Qīnglóu Mèng 青樓夢

Dream of the Green Bower by 佚名 (anonymous)

About the work

Qīnglóu Mèng 青樓夢 is a Qīng-dynasty romantic chapter novel in 64 huí transmitted in the Kanripo corpus without authorial attribution. The work belongs to the qīnglóu 青樓 (“green bower”) subgenre of Qīng fiction that romanticizes literati interactions with talented courtesans (míjì 名妓). It shares its content essentially with KR4k0206, the version attributed to 俞達 Yú Dá, differing only in minor graphic variants and heading conventions. The story follows a dream-frame narrative in which the protagonist experiences a visionary journey through a world of gifted courtesans before returning to everyday life.

Tiyao

No tiyao found in source.

Abstract

The anonymous Qīnglóu Mèng in the Kanripo corpus (KR4k0204) appears to be an unattributed copy of, or closely related textual witness to, the same novel attributed to Yú Dá 俞達 in KR4k0206. Comparison of corresponding passages shows that the two texts are virtually identical in content, with only minor orthographic differences (e.g., 屙 / 抱屙 vs. 沈重). Both texts contain 64 chapters with identical chapter headings.

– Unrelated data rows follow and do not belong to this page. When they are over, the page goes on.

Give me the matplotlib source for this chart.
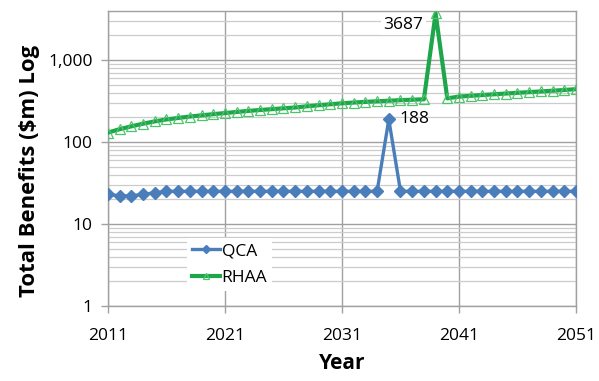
import matplotlib.pyplot as plt
from matplotlib.ticker import FixedLocator, LogLocator, NullFormatter

plt.rcParams["font.family"] = ["Open Sans", "DejaVu Sans"]

years = list(range(2011, 2052))

qca = [23, 22, 22, 23, 24, 25, 25, 25, 25, 25,
       25, 25, 25, 25, 25, 25, 25, 25, 25, 25,
       25, 25, 25, 25, 188, 25, 25, 25, 25, 25,
       25, 25, 25, 25, 25, 25, 25, 25, 25, 25, 25]

rhaa = [130, 143, 155, 167, 178, 188, 196, 204, 211, 218,
        225, 232, 239, 245, 251, 257, 263, 272, 280, 288,
        296, 302, 308, 313, 318, 323, 327, 331, 3687, 340,
        357, 365, 373, 381, 389, 397, 405, 413, 421, 430, 440]

y_ticks = [1, 10, 100, 1000]
y_tick_labels = ["1", "10", "100", "1,000"]
x_ticks = [2011, 2021, 2031, 2041, 2051]

blue = "#4a7ebb"
green = "#1ea64a"
green_light = "#4cc46a"
grid_major = "#a0a0a0"
grid_minor = "#cccccc"

fig = plt.figure(figsize=(5.99, 3.81), dpi=100)
ax = fig.add_axes([0.1803, 0.1969, 0.7813, 0.7731])

ax.plot(years, qca, color=blue, lw=2.4, marker="D", ms=6.5,
        mfc=blue, mec=blue, label="QCA", zorder=4)
ax.plot(years, rhaa, color=green, lw=3.0, marker="^", ms=7,
        mfc="none", mec=green_light, mew=0.9, label="RHAA", zorder=3)

ax.set_yscale("log")
ax.set_ylim(1, 3900)
ax.set_xlim(2011, 2051)

ax.yaxis.set_major_locator(FixedLocator(y_ticks))
ax.set_yticklabels(y_tick_labels)
ax.yaxis.set_minor_locator(LogLocator(base=10, subs=range(2, 10)))
ax.yaxis.set_minor_formatter(NullFormatter())
ax.set_xticks(x_ticks)
ax.set_xticklabels([str(x) for x in x_ticks])

ax.grid(True, which="major", color=grid_major, lw=1.0, zorder=0)
ax.grid(True, which="minor", axis="y", color=grid_minor, lw=0.9, zorder=0)
ax.set_axisbelow(True)

for s in ax.spines.values():
    s.set_color(grid_major)
    s.set_linewidth(1.0)

ax.tick_params(axis="both", which="major", labelsize=12.5, colors="black",
               length=5, width=1.0)
ax.tick_params(axis="both", which="major", color=grid_major)
ax.tick_params(axis="x", pad=11)
ax.tick_params(axis="y", pad=6)
ax.tick_params(axis="y", which="minor", length=0)

ax.set_ylabel("Total Benefits ($m) Log", fontsize=15.9, fontweight="bold")
ax.yaxis.set_label_coords(-0.145, 0.459)
ax.set_xlabel("Year", fontsize=15, fontweight="bold", labelpad=6)

# value labels on the two spikes
i_r = rhaa.index(max(rhaa))
ax.annotate(str(rhaa[i_r]), (years[i_r], rhaa[i_r]), xytext=(-9, -8),
            textcoords="offset points", fontsize=12.5, ha="right", va="center",
            bbox=dict(boxstyle="square,pad=0.15", fc="white", ec="none"))
i_q = qca.index(max(qca))
ax.annotate(str(qca[i_q]), (years[i_q], qca[i_q]), xytext=(8, 0),
            textcoords="offset points", fontsize=12.5, ha="left", va="center")

leg = ax.legend(loc="upper left", bbox_to_anchor=(0.15, 0.26), fontsize=12.5,
                frameon=True, fancybox=False, framealpha=1, edgecolor="none",
                handlelength=1.6, handletextpad=0.1, borderpad=0.3,
                labelspacing=0.6, markerscale=0.7)

fig.savefig("out.png", dpi=100)
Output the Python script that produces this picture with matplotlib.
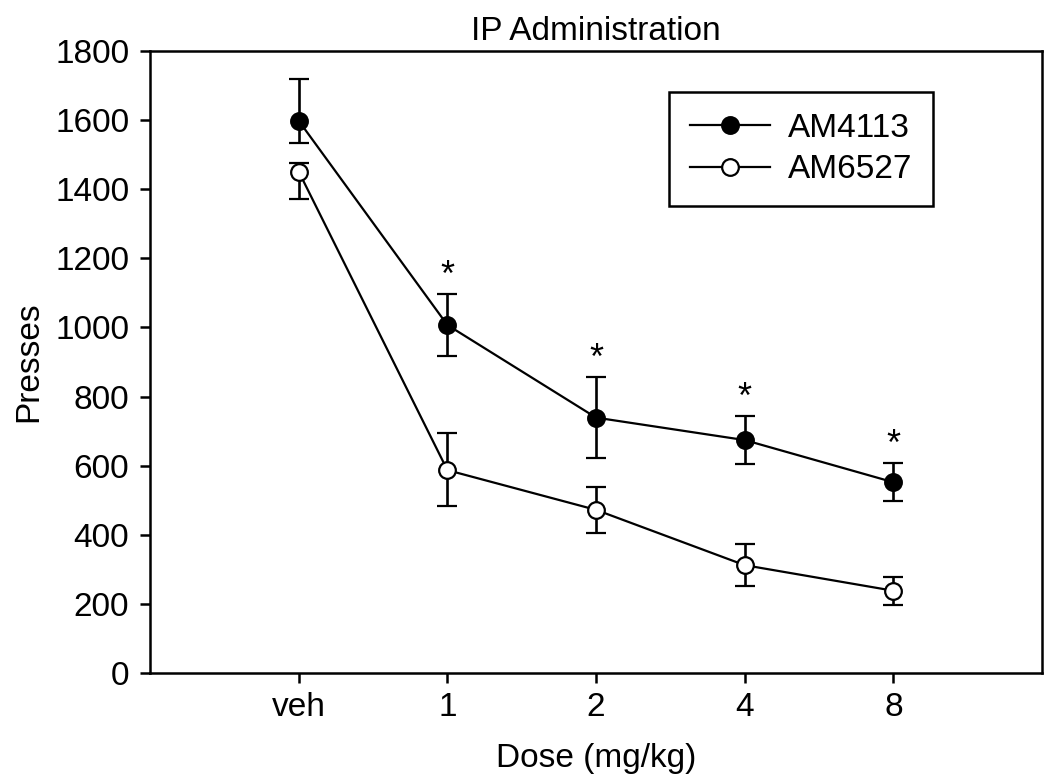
#!/usr/bin/env python

"""
    plot.py:
        - IP Administration dose-response (presses vs dose)
"""

import numpy as np
import matplotlib
matplotlib.use("Agg")
import matplotlib.pyplot as plt

plt.rcParams["font.family"] = ["Liberation Sans", "DejaVu Sans"]

################################################################################
# Data
################################################################################
doses = ["veh", "1", "2", "4", "8"]

am4113 = [1598, 1007, 739, 674, 552]
am4113_up = [120, 90, 118, 70, 56]
am4113_lo = [64, 90, 118, 69, 54]

am6527 = [1451, 587, 472, 312, 238]
am6527_up = [24, 107, 67, 61, 41]
am6527_lo = [80, 104, 68, 59, 41]

significant = [False, True, True, True, True]

FS = 24

################################################################################
# Figure
################################################################################
fig = plt.figure(figsize=(10.5, 7.84), dpi=100)
ax = fig.add_axes([0.1429, 0.1416, 0.8495, 0.7934])

x = np.arange(1, len(doses) + 1)

common = dict(color="k", linewidth=1.6, elinewidth=1.9, capsize=7, capthick=1.9,
              markersize=12, markeredgewidth=1.6)

eb1 = ax.errorbar(x, am4113, yerr=[am4113_lo, am4113_up], marker="o",
                  markerfacecolor="k", markeredgecolor="k", zorder=3, **common)
eb2 = ax.errorbar(x, am6527, yerr=[am6527_lo, am6527_up], marker="o",
                  markerfacecolor="white", markeredgecolor="k", zorder=3, **common)

# significance stars above the AM4113 error bars
for xi, yi, up, sig in zip(x, am4113, am4113_up, significant):
    if sig:
        ax.annotate("*", xy=(xi, yi + up), xytext=(0, 6), textcoords="offset points",
                    ha="center", va="baseline", fontsize=FS + 2)

################################################################################
# Axis formatting
################################################################################
ax.set_xlim(0, 6)
ax.set_ylim(0, 1800)
ax.set_xticks(x)
ax.set_xticklabels(doses)
ax.set_yticks(np.arange(0, 1801, 200))

for s in ax.spines.values():
    s.set_linewidth(1.8)

ax.tick_params(axis="both", direction="out", length=7, width=1.8, labelsize=FS)
ax.tick_params(axis="y", pad=8)
ax.tick_params(axis="x", pad=7)
ax.tick_params(top=False, right=False)

ax.set_xlabel("Dose (mg/kg)", fontsize=FS, labelpad=14)
ax.set_ylabel("Presses", fontsize=FS, labelpad=8)
ax.set_title("IP Administration", fontsize=FS, pad=8)

leg = ax.legend(handles=[eb1[0], eb2[0]], labels=["AM4113", "AM6527"],
                loc="upper right", bbox_to_anchor=(0.878, 0.934), fancybox=False,
                framealpha=1, edgecolor="k", fontsize=FS, handlelength=2.4,
                handletextpad=0.55, labelspacing=0.32, borderpad=0.62, borderaxespad=0)
leg.get_frame().set_linewidth(1.8)

plt.savefig("out.png", dpi=100)
plt.close()
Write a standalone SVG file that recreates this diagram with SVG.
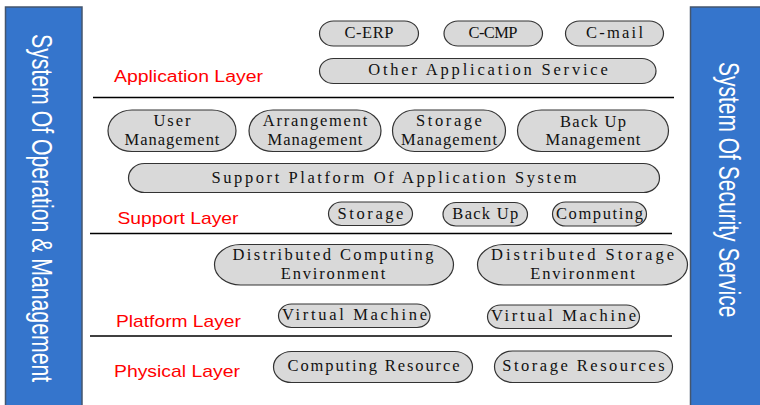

The standard Qīnglóu Mèng in 64 huí is attributed in the bibliographic tradition to Yú Dá 俞達 (fl. late nineteenth century, CBDB id 85025, fl. year 1884). The novel centres on the literatus Jīn Yìxiāng 金挹香 and his friend Yáo Mèngxiān 姚夢仙, who move among thirty-six named courtesans in an idealized world of poetry, music, and romantic attachment. The dream frame (opened in the first chapter with a huángliang 黃梁 dream allusion) allows the narrative to resolve all relationships in an explicitly oneiric register. The plot involves poetic contests, social outings, examinations, marriage negotiations, illness, and death, concluding with the protagonists’ transcendence.

The work belongs to the tradition of cáizǐ jiārén 才子佳人 (talented scholar and beautiful woman) fiction and the specifically courtesan-centered variant of this genre that flourished in the Tóngzhì and Guāngxù periods. The inclusion of 36 named courtesans, organized in a “beauty ranking” (pǐn huā tú 品花圖), echoes the tradition of ranking courtesans’ talents that appears in earlier works such as the Pǐn huā bǎojiàn 品花寶鑑.

The unatttributed Kanripo copy may represent a popular reprint that omitted authorial attribution, a common practice in late Qīng fiction publishing. Dating of the text follows the attributed edition (KR4k0206): composition ca. 1878–1884; publication by the 1880s–1890s.

Translations and research

See KR4k0206 (attributed edition) for secondary literature.

Other points of interest

The Kanripo corpus preserves two copies of this novel: KR4k0204 (anonymous) and KR4k0206 (attributed to 俞達). The distinction likely reflects different print editions, the anonymous version perhaps being a reprint that dropped the attribution.